**Short problem**. Leave out the pictures and copy everything else below exactly.

**Data section**.
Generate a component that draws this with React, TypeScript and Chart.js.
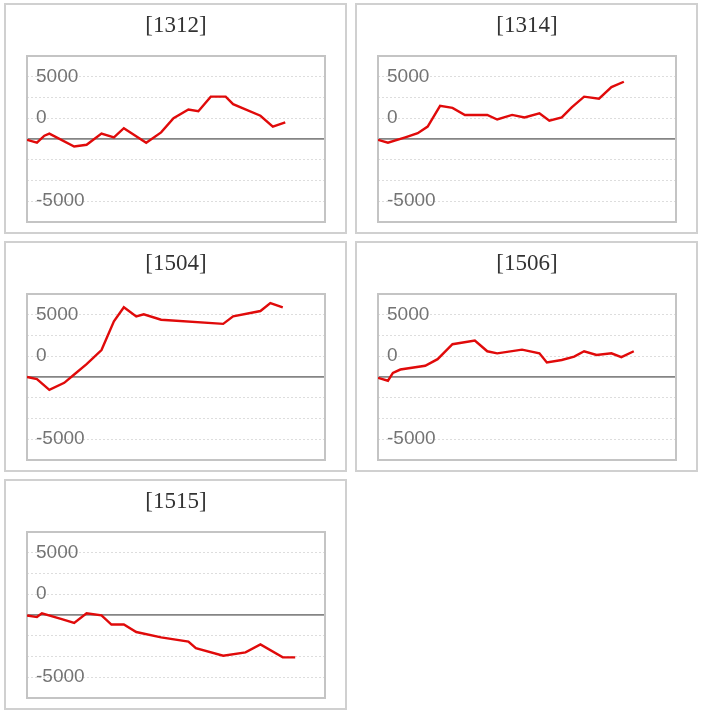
import React, { useEffect, useRef } from "react";
import { Chart, registerables } from "chart.js";

Chart.register(...registerables);

// ---- data ----
const titles = ["[1312]", "[1314]", "[1504]", "[1506]", "[1515]"];

const days1312 = [0, 4, 7, 9, 19, 24, 30, 35, 39, 48, 54, 59, 65, 69, 74, 80, 83, 94, 99, 104];
const values1312 = [-100, -450, 400, 650, -900, -700, 650, 200, 1300, -450, 800, 2500, 3550, 3350, 5100, 5100, 4200, 2800, 1500, 2000];

const days1314 = [0, 4, 11, 16, 20, 25, 30, 35, 44, 48, 54, 59, 65, 69, 74, 78, 83, 89, 94, 99];
const values1314 = [-100, -450, 200, 700, 1500, 4000, 3750, 2900, 2900, 2350, 2900, 2600, 3100, 2200, 2600, 3800, 5100, 4850, 6250, 6900];

const days1504 = [0, 4, 9, 15, 19, 24, 30, 35, 39, 44, 47, 54, 79, 83, 94, 98, 103];
const values1504 = [0, -250, -1550, -700, 300, 1550, 3250, 6700, 8400, 7300, 7550, 6900, 6400, 7300, 7950, 8900, 8400];

const days1506 = [0, 4, 6, 9, 19, 24, 30, 39, 44, 48, 58, 65, 68, 74, 79, 83, 88, 94, 98, 103];
const values1506 = [-100, -450, 500, 900, 1350, 2150, 3950, 4400, 3100, 2850, 3300, 2850, 1750, 2050, 2450, 3100, 2650, 2850, 2400, 3100];

const days1515 = [0, 4, 6, 14, 19, 24, 30, 34, 39, 44, 54, 65, 68, 79, 88, 94, 103, 108];
const values1515 = [-50, -250, 200, -500, -950, 200, -50, -1150, -1150, -2050, -2700, -3200, -4000, -4900, -4500, -3550, -5100, -5100];

const seriesDays = [days1312, days1314, days1504, days1506, days1515];
const seriesValues = [values1312, values1314, values1504, values1506, values1515];

const yTickValues = [7500, 2500, -7500];
const yTickLabels = ["5000", "0", "-5000"];

const CANVAS_W = 339;
const CANVAS_H = 227;

const plotBorder = {
  id: "plotBorder",
  beforeDatasetsDraw(chart: any) {
    const { ctx, chartArea } = chart;
    ctx.save();
    ctx.strokeStyle = "#c4c4c4";
    ctx.lineWidth = 2;
    ctx.strokeRect(chartArea.left, chartArea.top, chartArea.right - chartArea.left, chartArea.bottom - chartArea.top);
    ctx.restore();
  },
};

function Panel({ idx }: { idx: number }) {
  const ref = useRef<HTMLCanvasElement | null>(null);
  useEffect(() => {
    if (!ref.current) return;
    const days = seriesDays[idx];
    const vals = seriesValues[idx];
    const chart = new Chart(ref.current, {
      type: "line",
      data: {
        datasets: [
          {
            data: days.map((d, i) => ({ x: d, y: vals[i] })),
            borderColor: "#e00a0a",
            borderWidth: 2.4,
            pointRadius: 0,
            tension: 0,
            fill: false,
          },
        ],
      },
      options: {
        animation: false,
        responsive: false,
        devicePixelRatio: 1,
        layout: { padding: { left: 21, right: 20, top: 0, bottom: 10 } },
        plugins: {
          legend: { display: false },
          tooltip: { enabled: false },
          title: {
            display: true,
            text: titles[idx],
            color: "#333",
            font: { family: "'Liberation Serif', serif", size: 23, weight: "normal" },
            padding: { top: 7.5, bottom: 15.9 },
          },
        },
        scales: {
          x: { type: "linear", min: 0, max: 120, display: false },
          y: {
            min: -10000,
            max: 10000,
            afterFit: (s: any) => {
              s.width = 0;
              s.paddingTop = 0;
              s.paddingBottom = 0;
            },
            ticks: {
              stepSize: 2500,
              autoSkip: false,
              mirror: true,
              padding: 9,
              color: "#747474",
              font: { family: "'Liberation Sans', Arial, sans-serif", size: 19 },
              callback: (v: any) => {
                const k = yTickValues.indexOf(Number(v));
                return k >= 0 ? yTickLabels[k] : "";
              },
            },
            grid: {
              drawTicks: false,
              color: (c: any) => (c.tick && c.tick.value === 0 ? "#858585" : "#dddddd"),
              lineWidth: (c: any) => (c.tick && c.tick.value === 0 ? 1.8 : 1),
            },
            border: {
              display: false,
              dash: (c: any) => (c.tick && c.tick.value === 0 ? [] : [2, 2]),
            },
          },
        },
      },
      plugins: [plotBorder],
    } as any);
    return () => chart.destroy();
  }, [idx]);
  return (
    <div
      style={{
        border: "2px solid #d0d0d0",
        width: CANVAS_W,
        height: CANVAS_H,
        boxSizing: "content-box",
      }}
    >
      <canvas ref={ref} width={CANVAS_W} height={CANVAS_H} style={{ display: "block", width: CANVAS_W, height: CANVAS_H }} />
    </div>
  );
}

export default function App() {
  return (
    <div
      style={{
        position: "absolute",
        left: 4,
        top: 3,
        display: "grid",
        gridTemplateColumns: "343px 343px",
        columnGap: 8,
        rowGap: 7,
      }}
    >
      {titles.map((t, i) => (
        <Panel key={t} idx={i} />
      ))}
    </div>
  );
}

**Reply to the exercise**.
Generate a component that draws this with React, TypeScript and Chart.js.
import React, { useEffect, useRef } from "react";
import { Chart, registerables } from "chart.js";

Chart.register(...registerables);

// ---- data ----
const titles = ["[1312]", "[1314]", "[1504]", "[1506]", "[1515]"];

const days1312 = [0, 4, 7, 9, 19, 24, 30, 35, 39, 48, 54, 59, 65, 69, 74, 80, 83, 94, 99, 104];
const values1312 = [-100, -450, 400, 650, -900, -700, 650, 200, 1300, -450, 800, 2500, 3550, 3350, 5100, 5100, 4200, 2800, 1500, 2000];

const days1314 = [0, 4, 11, 16, 20, 25, 30, 35, 44, 48, 54, 59, 65, 69, 74, 78, 83, 89, 94, 99];
const values1314 = [-100, -450, 200, 700, 1500, 4000, 3750, 2900, 2900, 2350, 2900, 2600, 3100, 2200, 2600, 3800, 5100, 4850, 6250, 6900];

const days1504 = [0, 4, 9, 15, 19, 24, 30, 35, 39, 44, 47, 54, 79, 83, 94, 98, 103];
const values1504 = [0, -250, -1550, -700, 300, 1550, 3250, 6700, 8400, 7300, 7550, 6900, 6400, 7300, 7950, 8900, 8400];

const days1506 = [0, 4, 6, 9, 19, 24, 30, 39, 44, 48, 58, 65, 68, 74, 79, 83, 88, 94, 98, 103];
const values1506 = [-100, -450, 500, 900, 1350, 2150, 3950, 4400, 3100, 2850, 3300, 2850, 1750, 2050, 2450, 3100, 2650, 2850, 2400, 3100];

const days1515 = [0, 4, 6, 14, 19, 24, 30, 34, 39, 44, 54, 65, 68, 79, 88, 94, 103, 108];
const values1515 = [-50, -250, 200, -500, -950, 200, -50, -1150, -1150, -2050, -2700, -3200, -4000, -4900, -4500, -3550, -5100, -5100];

const seriesDays = [days1312, days1314, days1504, days1506, days1515];
const seriesValues = [values1312, values1314, values1504, values1506, values1515];

const yTickValues = [7500, 2500, -7500];
const yTickLabels = ["5000", "0", "-5000"];

const CANVAS_W = 339;
const CANVAS_H = 227;

const plotBorder = {
  id: "plotBorder",
  beforeDatasetsDraw(chart: any) {
    const { ctx, chartArea } = chart;
    ctx.save();
    ctx.strokeStyle = "#c4c4c4";
    ctx.lineWidth = 2;
    ctx.strokeRect(chartArea.left, chartArea.top, chartArea.right - chartArea.left, chartArea.bottom - chartArea.top);
    ctx.restore();
  },
};

function Panel({ idx }: { idx: number }) {
  const ref = useRef<HTMLCanvasElement | null>(null);
  useEffect(() => {
    if (!ref.current) return;
    const days = seriesDays[idx];
    const vals = seriesValues[idx];
    const chart = new Chart(ref.current, {
      type: "line",
      data: {
        datasets: [
          {
            data: days.map((d, i) => ({ x: d, y: vals[i] })),
            borderColor: "#e00a0a",
            borderWidth: 2.4,
            pointRadius: 0,
            tension: 0,
            fill: false,
          },
        ],
      },
      options: {
        animation: false,
        responsive: false,
        devicePixelRatio: 1,
        layout: { padding: { left: 21, right: 20, top: 0, bottom: 10 } },
        plugins: {
          legend: { display: false },
          tooltip: { enabled: false },
          title: {
            display: true,
            text: titles[idx],
            color: "#333",
            font: { family: "'Liberation Serif', serif", size: 23, weight: "normal" },
            padding: { top: 7.5, bottom: 15.9 },
          },
        },
        scales: {
          x: { type: "linear", min: 0, max: 120, display: false },
          y: {
            min: -10000,
            max: 10000,
            afterFit: (s: any) => {
              s.width = 0;
              s.paddingTop = 0;
              s.paddingBottom = 0;
            },
            ticks: {
              stepSize: 2500,
              autoSkip: false,
              mirror: true,
              padding: 9,
              color: "#747474",
              font: { family: "'Liberation Sans', Arial, sans-serif", size: 19 },
              callback: (v: any) => {
                const k = yTickValues.indexOf(Number(v));
                return k >= 0 ? yTickLabels[k] : "";
              },
            },
            grid: {
              drawTicks: false,
              color: (c: any) => (c.tick && c.tick.value === 0 ? "#858585" : "#dddddd"),
              lineWidth: (c: any) => (c.tick && c.tick.value === 0 ? 1.8 : 1),
            },
            border: {
              display: false,
              dash: (c: any) => (c.tick && c.tick.value === 0 ? [] : [2, 2]),
            },
          },
        },
      },
      plugins: [plotBorder],
    } as any);
    return () => chart.destroy();
  }, [idx]);
  return (
    <div
      style={{
        border: "2px solid #d0d0d0",
        width: CANVAS_W,
        height: CANVAS_H,
        boxSizing: "content-box",
      }}
    >
      <canvas ref={ref} width={CANVAS_W} height={CANVAS_H} style={{ display: "block", width: CANVAS_W, height: CANVAS_H }} />
    </div>
  );
}

export default function App() {
  return (
    <div
      style={{
        position: "absolute",
        left: 4,
        top: 3,
        display: "grid",
        gridTemplateColumns: "343px 343px",
        columnGap: 8,
        rowGap: 7,
      }}
    >
      {titles.map((t, i) => (
        <Panel key={t} idx={i} />
      ))}
    </div>
  );
}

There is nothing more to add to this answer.